A good Viognier should taste really fruity, bursting with tropical fruit such as pineapple and melon, as well as peach and pear. It should have good acidity to balance out the fruit, adding crispness, and it shouldn’t taste too much of alcohol. If you can’t taste the fruit, or taste the alcohol first, this is a sign of an unbalanced Viognier. Oaking can easily overpower its delicate fruit flavours so you’ll rarely find an oaked Viognier, except for the most expensive wines from Chateau Grillet or Condrieu. When you find a good one, you’ll know it. Oaked Viognier is rich, lush, and sensual.

Home Sweet Home

The two tiny appellations of Chateau Grillet and Condrieu in the Northern Rhone are the spiritual home of Viognier. The steep slopes, minerally soil, and cooling breezes are ideal for this fickle grape to thrive.

Since the 1990s Viognier has been planted more widely across France, mostly to blend, but increasingly to make lighter, fresher wines than their Northern Rhone relations. Most of these are well within the budget of most wine drinkers at around £5-7 so look out for Viognier from the Languedoc, Roussillon and Provence for some real bargains!

Further Afield

Before 1990 it was rare to find Viognier anywhere else than France. It’s since been adopted by California and Australia, and these two winemaking powerhouses have helped shove Viognier onto the world stage and become a serious wine drinker’s tipple. The rest of Europe, South America, South Africa New Zealand and even Japan are experimenting with it too. Not bad for a grape that nearly died out!

Blend It

Viognier is an excellent wine for blending, adding fragrance, fruit, alcohol and silky smoothness to wines. In Cote Rotie in the Northern Rhone, winemakers are allowed to add a small dash of Viognier to their signature spicy Syrah. Try New World Shiraz-Viognier blends for pocket-friendly delicious alternatives to these Northern Rhone premiere wines.

Increasingly New World winemakers are experimenting with Viognier in blends of other white grapes and making some real lip-smackers. Try Viognier and Chardonnay for a fruity but refreshing wine, Viognier and Chenin for a citrussy treat, or even Viognier and Riesling for an aromatic sensation.

Drink It

Aromatic wines can stand up to strong flavours, so try Viognier with Chinese, Mexican or Spicy Thai as well as white meats. It’s also one of the only wines that matches Sushi really nicely. Of course, you can always drink it on its own.
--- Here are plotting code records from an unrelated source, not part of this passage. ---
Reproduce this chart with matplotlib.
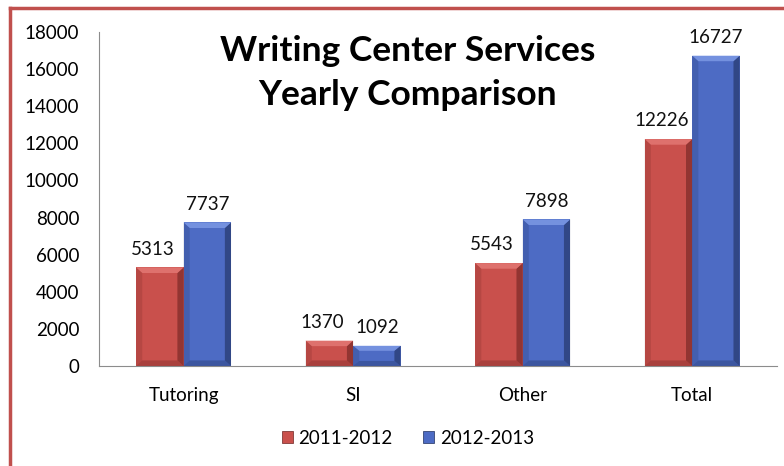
import matplotlib
matplotlib.use("Agg")
import matplotlib.pyplot as plt
import numpy as np
from matplotlib.patches import Rectangle, Polygon
from matplotlib.lines import Line2D

categories = ["Tutoring", "SI", "Other", "Total"]
series_names = ["2011-2012", "2012-2013"]
values_2011 = [5313, 1370, 5543, 12226]
values_2012 = [7737, 1092, 7898, 16727]
yticks = [0, 2000, 4000, 6000, 8000, 10000, 12000, 14000, 16000, 18000]

plt.rcParams['font.family'] = ['Lato', 'DejaVu Sans']

fig = plt.figure(figsize=(7.84, 4.66), dpi=100)
ax = fig.add_axes([0.126, 0.2146, 0.865, 0.7167])

x = np.arange(len(categories))
w = 0.28
colors = ["#c9504c", "#4d6bc4"]
dark = ["#6e2322", "#1f2f5e"]
light = ["#e47a76", "#7f9be6"]

def bevel(ax, bars, dk, lt):
    for b in bars:
        x0, y0 = b.get_x(), b.get_y()
        bw, bh = b.get_width(), b.get_height()
        e = bw * 0.13
        ey = min(bh * 0.25, 300)
        ax.add_patch(Polygon([[x0 + bw - e, y0 + ey], [x0 + bw, y0], [x0 + bw, y0 + bh], [x0 + bw - e, y0 + bh - ey]],
                             closed=True, facecolor=dk, alpha=0.6, edgecolor='none', zorder=3))
        ax.add_patch(Polygon([[x0, y0 + bh], [x0 + bw, y0 + bh], [x0 + bw - e, y0 + bh - ey], [x0 + e, y0 + bh - ey]],
                             closed=True, facecolor=lt, alpha=0.8, edgecolor='none', zorder=3))
        ax.add_patch(Polygon([[x0, y0], [x0 + bw, y0], [x0 + bw - e, y0 + ey], [x0 + e, y0 + ey]],
                             closed=True, facecolor=dk, alpha=0.35, edgecolor='none', zorder=3))
        ax.add_patch(Polygon([[x0, y0], [x0 + e, y0 + ey], [x0 + e, y0 + bh - ey], [x0, y0 + bh]],
                             closed=True, facecolor=dk, alpha=0.2, edgecolor='none', zorder=3))

b1 = ax.bar(x - w / 2, values_2011, w, color=colors[0], zorder=2, edgecolor='none')
b2 = ax.bar(x + w / 2, values_2012, w, color=colors[1], zorder=2, edgecolor='none')
bevel(ax, b1, dark[0], light[0])
bevel(ax, b2, dark[1], light[1])

fs = 13.5
for bars, vals, dx in ((b1, values_2011, -5), (b2, values_2012, 0)):
    for b, v in zip(bars, vals):
        ax.annotate(str(v), (b.get_x() + b.get_width() / 2, v), xytext=(dx, 7),
                    textcoords='offset points', ha='center', va='bottom', fontsize=fs, color='#111111')

ax.set_xlim(-0.5, 3.5)
ax.set_ylim(0, 18000)
ax.set_yticks(yticks)
ax.set_yticklabels([str(t) for t in yticks], fontsize=fs)
ax.set_xticks(x)
ax.set_xticklabels(categories, fontsize=fs)
ax.tick_params(axis='y', length=0, pad=14)
ax.tick_params(axis='x', length=0, pad=15)
for s in ['top', 'right']:
    ax.spines[s].set_visible(False)
ax.spines['left'].set_color('#8c8c8c')
ax.spines['bottom'].set_color('#8c8c8c')

fig.text(0.52, 0.843, "Writing Center Services\nYearly Comparison", ha='center', va='center',
         fontsize=25.5, fontweight='bold', linespacing=1.45, color='black')

handles = [Rectangle((0, 0), 1, 1, facecolor=colors[0], edgecolor=dark[0], linewidth=0.5),
           Rectangle((0, 0), 1, 1, facecolor=colors[1], edgecolor=dark[1], linewidth=0.5)]
fig.legend(handles, series_names, loc='center', bbox_to_anchor=(0.52, 0.06), ncol=2, frameon=False,
           fontsize=fs, handlelength=0.6, handleheight=0.6, handletextpad=0.3, columnspacing=1.6)

fig.add_artist(Line2D([0.0128, 1.0], [0.983, 0.983], transform=fig.transFigure, color='#c0504d', linewidth=2.5))
fig.add_artist(Line2D([0.0128, 0.0128], [0.983, 0.0], transform=fig.transFigure, color='#c0504d', linewidth=2.5))

fig.savefig("out.png", dpi=100)
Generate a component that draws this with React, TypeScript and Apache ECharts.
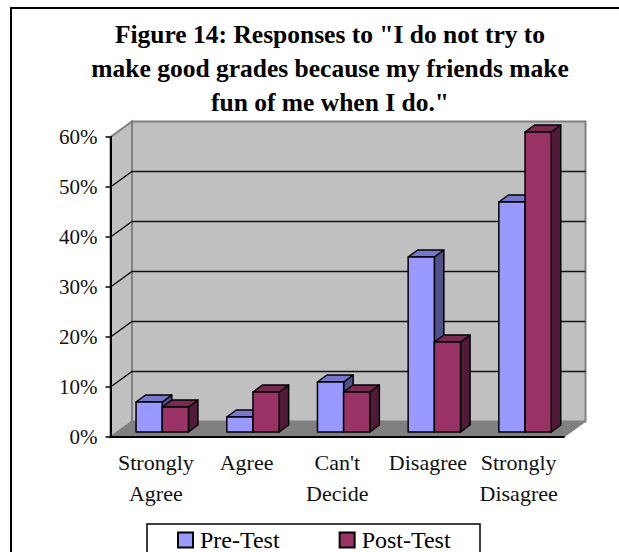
import React, { useEffect, useRef } from "react";
import * as echarts from "echarts";

const categories = ["Strongly\nAgree", "Agree", "Can't\nDecide", "Disagree", "Strongly\nDisagree"];
const preTest = [6, 3, 10, 35, 46];
const postTest = [5, 8, 8, 18, 60];
const yTicks = [10, 20, 30, 40, 50];
const titleText = 'Figure 14: Responses to "I do not try to\nmake good grades because my friends make\nfun of me when I do."';

const FONT = '"Liberation Serif", "Times New Roman", serif';
const WALL_DX = 21.5;
const WALL_DY = 15.5;
const BAR_W = 26.2;
const BAR_DX = 9.5;
const BAR_DY = 7;
const FLOOR_DX = 6.4;
const FLOOR_DY = 5;

// Extruded bar: front face, top face and right side, sitting slightly inside the floor.
function barRenderer(offset: number, front: string, top: string, side: string) {
  return (_params: any, api: any) => {
    const cat = api.value(0);
    const [cx, yTop] = api.coord([cat, api.value(1)]);
    const [, yBase] = api.coord([cat, 0]);
    const x0 = cx + offset + FLOOR_DX - BAR_W / 2;
    const x1 = x0 + BAR_W;
    const t = yTop - FLOOR_DY;
    const b = yBase - FLOOR_DY;
    const stroke = { stroke: "#000", lineWidth: 1.5, lineJoin: "round" };
    return {
      type: "group",
      children: [
        { type: "polygon", shape: { points: [[x1, t], [x1 + BAR_DX, t - BAR_DY], [x1 + BAR_DX, b - BAR_DY], [x1, b]] }, style: { fill: side, ...stroke } },
        { type: "polygon", shape: { points: [[x0, t], [x0 + BAR_DX, t - BAR_DY], [x1 + BAR_DX, t - BAR_DY], [x1, t]] }, style: { fill: top, ...stroke } },
        { type: "rect", shape: { x: x0, y: t, width: BAR_W, height: b - t }, style: { fill: front, ...stroke } },
      ],
    };
  };
}

// Back wall, left wall and floor of the plot box.
function renderWalls(params: any) {
  const { x, y, width, height } = params.coordSys;
  const r = x + width;
  const b = y + height;
  const edge = { stroke: "#808080", lineWidth: 2 };
  return {
    type: "group",
    children: [
      { type: "polygon", shape: { points: [[x, y], [x + WALL_DX, y - WALL_DY], [x + WALL_DX, b - WALL_DY], [x, b]] }, style: { fill: "#c0c0c0", ...edge } },
      { type: "rect", shape: { x: x + WALL_DX, y: y - WALL_DY, width, height }, style: { fill: "#c0c0c0", ...edge } },
      { type: "polygon", shape: { points: [[x, b], [x + WALL_DX, b - WALL_DY], [r + WALL_DX, b - WALL_DY], [r, b]] }, style: { fill: "#808080", stroke: "#808080", lineWidth: 1 } },
    ],
  };
}

// Gridline wrapping from the axis across the left wall and along the back wall.
function renderGridline(params: any, api: any) {
  const { x, width } = params.coordSys;
  const [, py] = api.coord([0, api.value(0)]);
  return {
    type: "polyline",
    shape: { points: [[x, py], [x + WALL_DX, py - WALL_DY], [x + width + WALL_DX, py - WALL_DY]] },
    style: { fill: "none", stroke: "#111", lineWidth: 1.5 },
  };
}

export default function App() {
  const ref = useRef<HTMLDivElement>(null);

  useEffect(() => {
    document.body.style.margin = "0";
    const chart = echarts.init(ref.current!, null, { renderer: "svg" });
    chart.setOption({
      animation: false,
      backgroundColor: "#fff",
      title: {
        text: titleText,
        left: 325,
        top: 12,
        textAlign: "center",
        textStyle: { fontFamily: FONT, fontWeight: "bold", fontSize: 25.5, lineHeight: 34, color: "#000" },
      },
      graphic: [
        { type: "rect", z: -1, shape: { x: 11, y: 8, width: 800, height: 800 }, style: { fill: "none", stroke: "#000", lineWidth: 2 } },
        { type: "rect", z: 1, shape: { x: 147, y: 524, width: 333, height: 60 }, style: { fill: "#fff", stroke: "#000", lineWidth: 1.5 } },
      ],
      legend: {
        data: ["Pre-Test", "Post-Test"],
        left: 177,
        top: 528,
        padding: 0,
        itemGap: 59,
        itemWidth: 15,
        itemHeight: 15,
        z: 10,
        icon: "rect",
        textStyle: { fontFamily: FONT, fontSize: 24, color: "#000", padding: [0, 0, 0, 2] },
      },
      grid: { left: 110.5, right: 55, top: 137, bottom: 115 },
      xAxis: {
        type: "category",
        data: categories,
        z: 5,
        axisLine: { lineStyle: { color: "#000", width: 2 } },
        axisTick: { inside: false, length: 5, alignWithLabel: false, lineStyle: { color: "#000", width: 1.5 } },
        axisLabel: { interval: 0, margin: 10, fontFamily: FONT, fontSize: 22, lineHeight: 31, color: "#111" },
      },
      yAxis: {
        type: "value",
        min: 0,
        max: 60,
        interval: 10,
        z: 5,
        splitLine: { show: false },
        axisLine: { show: true, lineStyle: { color: "#000", width: 2 } },
        axisTick: { show: true, length: 5, lineStyle: { color: "#000", width: 1.5 } },
        axisLabel: { formatter: "{value}%", margin: 13, fontFamily: FONT, fontSize: 21, padding: [3, 0, 0, 0], color: "#111" },
      },
      series: [
        { name: "walls", type: "custom", z: 1, silent: true, renderItem: renderWalls, data: [[0]], clip: false },
        { name: "gridlines", type: "custom", z: 2, silent: true, renderItem: renderGridline, data: yTicks.map((v) => [v]), encode: { y: 0 }, clip: false },
        {
          name: "Pre-Test",
          type: "custom",
          z: 3,
          itemStyle: { color: "#9999ff", borderColor: "#000", borderWidth: 1.5 },
          renderItem: barRenderer(-BAR_W / 2, "#9999ff", "#7777cc", "#51518a"),
          data: preTest.map((v, i) => [i, v]),
          encode: { x: 0, y: 1 },
          clip: false,
        },
        {
          name: "Post-Test",
          type: "custom",
          z: 4,
          itemStyle: { color: "#993366", borderColor: "#000", borderWidth: 1.5 },
          renderItem: barRenderer(BAR_W / 2, "#993366", "#7a2952", "#501b38"),
          data: postTest.map((v, i) => [i, v]),
          encode: { x: 0, y: 1 },
          clip: false,
        },
      ],
    });
    return () => chart.dispose();
  }, []);

  return <div ref={ref} style={{ width: 619, height: 552 }} />;
}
Like the sound of a bottle of Viognier? Why not order a case now.

  • Some people believe that Viognier was transported to its home in the Northern Rhone from its birthplace in Dalmatia by the Romans 2000 years ago!
  • It’s hard to believe that as recently as the 1960’s this gorgeous grape was nearly extinct. In 1965 there were only 8 acres left in Condrieu! There are now nearly 800 acres devoted to Viognier in the Northern Rhone alone, and many thousands more across the rest of the world.
  • There is a theory that the name Viognier comes from the Roman phrase Via Gehenna, which means “the road to hell” which some think refers to the difficulty of growing this tasty little grape.